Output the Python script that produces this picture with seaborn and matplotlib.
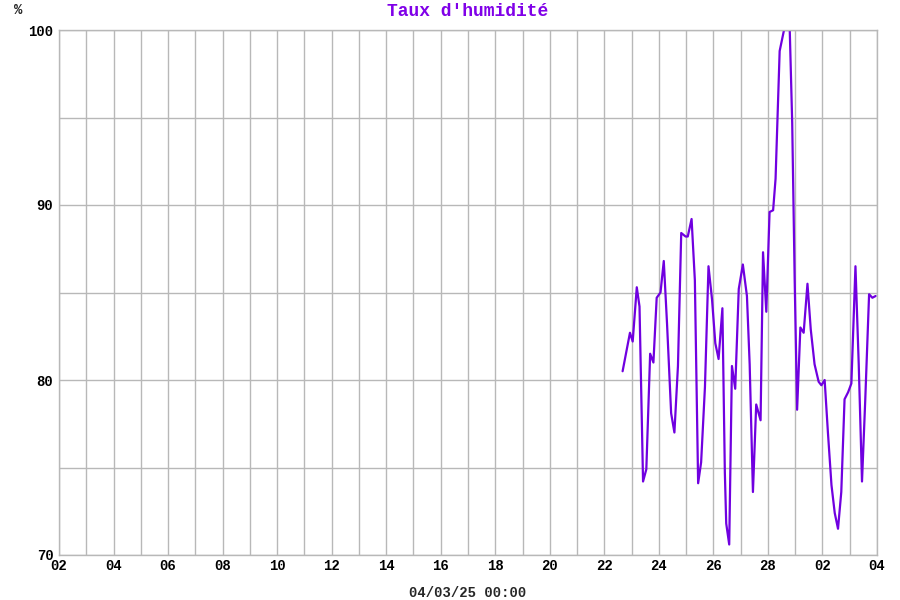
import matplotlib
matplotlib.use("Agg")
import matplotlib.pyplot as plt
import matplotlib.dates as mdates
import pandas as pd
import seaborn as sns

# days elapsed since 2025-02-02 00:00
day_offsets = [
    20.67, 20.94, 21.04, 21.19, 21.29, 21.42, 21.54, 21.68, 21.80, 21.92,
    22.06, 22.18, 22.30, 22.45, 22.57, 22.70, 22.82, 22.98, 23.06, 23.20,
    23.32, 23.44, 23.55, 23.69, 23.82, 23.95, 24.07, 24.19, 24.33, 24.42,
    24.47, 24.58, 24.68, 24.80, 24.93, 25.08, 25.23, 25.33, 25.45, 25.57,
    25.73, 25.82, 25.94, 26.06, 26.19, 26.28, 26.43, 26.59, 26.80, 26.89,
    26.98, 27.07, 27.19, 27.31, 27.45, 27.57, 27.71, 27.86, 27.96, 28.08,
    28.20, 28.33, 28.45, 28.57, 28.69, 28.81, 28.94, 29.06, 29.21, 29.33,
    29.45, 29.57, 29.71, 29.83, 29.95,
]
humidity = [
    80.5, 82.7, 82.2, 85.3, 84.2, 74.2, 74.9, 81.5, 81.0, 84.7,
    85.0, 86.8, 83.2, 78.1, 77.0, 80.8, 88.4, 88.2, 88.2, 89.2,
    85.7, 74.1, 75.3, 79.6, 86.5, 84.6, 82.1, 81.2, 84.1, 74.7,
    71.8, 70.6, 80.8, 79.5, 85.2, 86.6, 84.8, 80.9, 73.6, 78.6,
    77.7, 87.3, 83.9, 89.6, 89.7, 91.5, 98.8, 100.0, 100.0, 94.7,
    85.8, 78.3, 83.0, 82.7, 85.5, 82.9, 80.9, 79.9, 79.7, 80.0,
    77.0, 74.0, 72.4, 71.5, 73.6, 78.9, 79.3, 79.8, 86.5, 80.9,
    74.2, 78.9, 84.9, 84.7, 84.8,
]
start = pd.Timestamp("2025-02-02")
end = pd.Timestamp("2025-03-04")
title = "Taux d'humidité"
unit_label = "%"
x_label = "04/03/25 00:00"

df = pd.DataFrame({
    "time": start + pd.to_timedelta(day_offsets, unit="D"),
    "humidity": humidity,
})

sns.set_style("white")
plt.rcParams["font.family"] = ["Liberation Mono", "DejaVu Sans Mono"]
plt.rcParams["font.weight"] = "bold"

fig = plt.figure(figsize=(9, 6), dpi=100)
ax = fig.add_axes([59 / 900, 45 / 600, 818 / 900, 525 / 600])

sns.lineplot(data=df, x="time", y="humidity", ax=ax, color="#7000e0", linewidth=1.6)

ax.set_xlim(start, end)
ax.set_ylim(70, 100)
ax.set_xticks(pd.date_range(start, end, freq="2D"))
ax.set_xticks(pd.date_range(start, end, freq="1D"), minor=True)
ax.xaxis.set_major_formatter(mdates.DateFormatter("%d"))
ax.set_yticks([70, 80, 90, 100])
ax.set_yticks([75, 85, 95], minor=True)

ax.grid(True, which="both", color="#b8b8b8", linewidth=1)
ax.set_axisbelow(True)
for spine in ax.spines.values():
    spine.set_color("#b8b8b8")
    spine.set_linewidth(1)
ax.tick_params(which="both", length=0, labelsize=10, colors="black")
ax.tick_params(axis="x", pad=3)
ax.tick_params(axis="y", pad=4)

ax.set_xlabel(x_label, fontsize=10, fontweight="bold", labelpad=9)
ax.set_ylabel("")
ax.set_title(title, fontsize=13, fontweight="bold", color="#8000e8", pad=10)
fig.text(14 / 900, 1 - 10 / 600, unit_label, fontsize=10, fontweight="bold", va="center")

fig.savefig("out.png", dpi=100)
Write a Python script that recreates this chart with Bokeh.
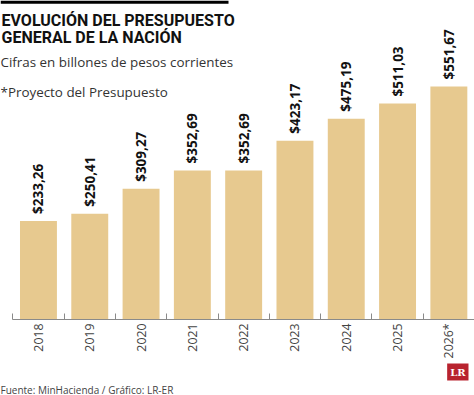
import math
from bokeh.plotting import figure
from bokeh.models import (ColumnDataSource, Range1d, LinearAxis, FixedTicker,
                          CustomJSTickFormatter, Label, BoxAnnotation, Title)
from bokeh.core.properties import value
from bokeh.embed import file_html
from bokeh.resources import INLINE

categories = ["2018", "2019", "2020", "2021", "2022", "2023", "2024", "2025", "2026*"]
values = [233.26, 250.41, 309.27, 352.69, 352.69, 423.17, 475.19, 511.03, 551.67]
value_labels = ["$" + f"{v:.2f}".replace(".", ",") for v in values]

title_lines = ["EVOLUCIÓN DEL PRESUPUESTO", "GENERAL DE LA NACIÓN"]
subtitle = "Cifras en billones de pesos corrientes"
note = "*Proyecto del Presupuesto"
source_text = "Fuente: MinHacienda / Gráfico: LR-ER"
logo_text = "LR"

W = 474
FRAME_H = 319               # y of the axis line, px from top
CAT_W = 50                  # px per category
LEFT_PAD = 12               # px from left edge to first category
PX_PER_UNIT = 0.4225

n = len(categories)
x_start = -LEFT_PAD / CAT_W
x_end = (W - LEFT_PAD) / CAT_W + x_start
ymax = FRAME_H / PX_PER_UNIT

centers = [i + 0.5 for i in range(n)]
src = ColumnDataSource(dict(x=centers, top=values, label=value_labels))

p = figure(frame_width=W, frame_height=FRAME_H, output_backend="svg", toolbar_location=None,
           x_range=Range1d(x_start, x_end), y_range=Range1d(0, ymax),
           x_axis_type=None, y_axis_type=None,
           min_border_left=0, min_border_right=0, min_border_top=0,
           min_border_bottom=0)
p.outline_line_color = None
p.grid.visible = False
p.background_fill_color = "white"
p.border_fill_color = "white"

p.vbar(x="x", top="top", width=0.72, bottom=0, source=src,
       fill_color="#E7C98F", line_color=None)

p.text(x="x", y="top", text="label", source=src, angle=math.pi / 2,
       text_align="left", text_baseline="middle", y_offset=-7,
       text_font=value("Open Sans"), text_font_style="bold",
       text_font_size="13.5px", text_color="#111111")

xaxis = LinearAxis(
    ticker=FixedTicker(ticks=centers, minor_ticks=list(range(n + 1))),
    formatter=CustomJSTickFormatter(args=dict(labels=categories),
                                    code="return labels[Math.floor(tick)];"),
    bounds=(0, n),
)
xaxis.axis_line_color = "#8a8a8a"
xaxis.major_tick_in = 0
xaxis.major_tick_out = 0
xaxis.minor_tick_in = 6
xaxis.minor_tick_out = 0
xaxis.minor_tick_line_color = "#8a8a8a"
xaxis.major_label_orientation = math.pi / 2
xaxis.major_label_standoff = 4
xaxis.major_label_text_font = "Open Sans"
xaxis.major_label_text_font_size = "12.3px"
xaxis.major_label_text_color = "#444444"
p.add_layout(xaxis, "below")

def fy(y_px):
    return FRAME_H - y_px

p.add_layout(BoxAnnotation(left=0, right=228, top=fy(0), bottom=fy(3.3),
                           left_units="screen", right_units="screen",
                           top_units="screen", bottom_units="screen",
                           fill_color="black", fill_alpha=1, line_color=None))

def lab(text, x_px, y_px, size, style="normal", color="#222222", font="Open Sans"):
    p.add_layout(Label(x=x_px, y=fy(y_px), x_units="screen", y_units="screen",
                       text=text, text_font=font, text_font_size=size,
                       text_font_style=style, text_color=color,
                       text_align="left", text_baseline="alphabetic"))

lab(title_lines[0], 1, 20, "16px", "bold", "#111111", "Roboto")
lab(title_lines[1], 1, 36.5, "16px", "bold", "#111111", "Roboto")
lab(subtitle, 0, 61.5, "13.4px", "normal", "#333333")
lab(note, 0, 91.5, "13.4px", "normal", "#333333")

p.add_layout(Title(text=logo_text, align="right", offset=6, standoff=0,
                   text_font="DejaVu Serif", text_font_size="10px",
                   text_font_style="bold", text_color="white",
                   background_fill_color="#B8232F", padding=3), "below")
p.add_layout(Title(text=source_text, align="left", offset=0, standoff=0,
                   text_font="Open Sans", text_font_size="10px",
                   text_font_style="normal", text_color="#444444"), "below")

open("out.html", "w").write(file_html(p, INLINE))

(WORK TO BE COMPLETED): Among the entries above, locate the line with "Write a Python" and the line with "v in values]". Give those two lines and all lines between them again, exactly, leaving out the pictures.

(ANSWER TO THE TASK):
Write a Python script that recreates this chart with Bokeh.
import math
from bokeh.plotting import figure
from bokeh.models import (ColumnDataSource, Range1d, LinearAxis, FixedTicker,
                          CustomJSTickFormatter, Label, BoxAnnotation, Title)
from bokeh.core.properties import value
from bokeh.embed import file_html
from bokeh.resources import INLINE

categories = ["2018", "2019", "2020", "2021", "2022", "2023", "2024", "2025", "2026*"]
values = [233.26, 250.41, 309.27, 352.69, 352.69, 423.17, 475.19, 511.03, 551.67]
value_labels = ["$" + f"{v:.2f}".replace(".", ",") for v in values]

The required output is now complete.